Changing an API breaks projects using it; you either do versioned APIs and/or coordinate changes with downstream consumers, the same as you would with an API with external customers.

(Another way is “downstream projects checkout their dependencies and build against them as a routine part of their process.“)

> Changing an API breaks projects using it; you either do versioned APIs and/or coordinate changes with downstream consumers, the same as you would with an API with external customers.

This is a ton of work relative to building/running the tests for all your reverse dependencies and fixing the call sites for them (up to a certain level of scale, of course).

> (Another way is “downstream projects checkout their dependencies and build against them as a routine part of their process.“)

This happens automatically in a monorepo.
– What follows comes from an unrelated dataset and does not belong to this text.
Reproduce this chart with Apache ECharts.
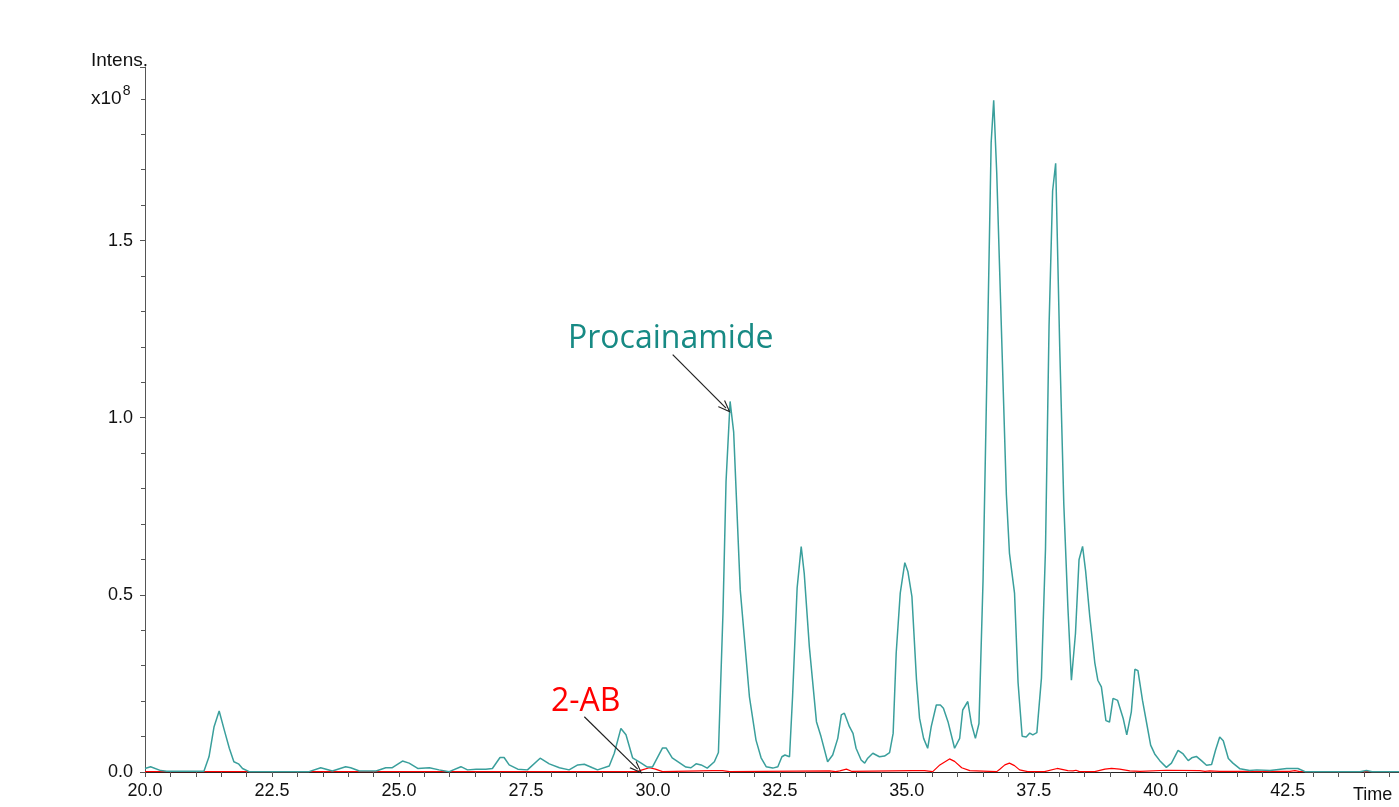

Any breakages are revealed as soon as upstream makes the change.

> This is a ton of work relative to building/running the tests for all your reverse dependencies and fixing the call sites for them

If someone outside of the team responsible for the functionality at issue can fix all the fall sites for a breaking API change without adversely effecting the domain function of the component making the calls, it's a pretty good sign that there wasn't actually a need for a breaking API change in the first place, and a process change that makes unnecessary API churn more expensive is probably beneficial.

Amusingly I agree with your conclusion that we should discourage breaking API changes, but conclude that monorepos are therefore superior.

Making the team causing the change have to take on the work of migrating clients means that they will make the change as small as possible, and undertake work to to minimize the scope of the change (and make it as backwards compatible as possible).

The alternative is a team publishing a v2.0 API with many incompatibilities and throwing it over the wall, without care that anyone else uses it, and teams eventually needing to migrate to a wholly new API for the one new feature they care about. Or in other words, someone is going to build a compatibility layer, it's more efficient for the owning team to do that, and monorepos encourage that kind of approach.

There are some cases where you have to make a breaking change, and in those cases, it is helpful to be able to assess the fallout without a ton of manual effort. E.g., sometimes a security hole can only be remedied by restricting certain inputs (like with Heartbleed), and that's technically a breaking change.

Monorepos let you make that assessment within a certain scope, as does Amazon's internal build system. It's not a feature you want exercised regularly, but it sure is helpful when you need it.

> Honest question - how do you actually effectively share code between many repos?

Locally, you can use an Amazon-internal tool to check out multiple repos and make changes to all of them. The tooling calls this a "workspace," but it feels very much like working in a monorepo since building and testing can happen at the workspace level.

> How do I know that me changing my backend app’s API doesn’t break any other project in the company potentially calling it?

In terms of change management, Amazon dependency graphs are managed as "version sets." Changes have to be built into a given version set, and that build will also rebuild any package in the version set that consumes the repository whose changes are being built in. (Usually, repositories are configured to build into one of the owning team's version sets on each commit to the primary branch.)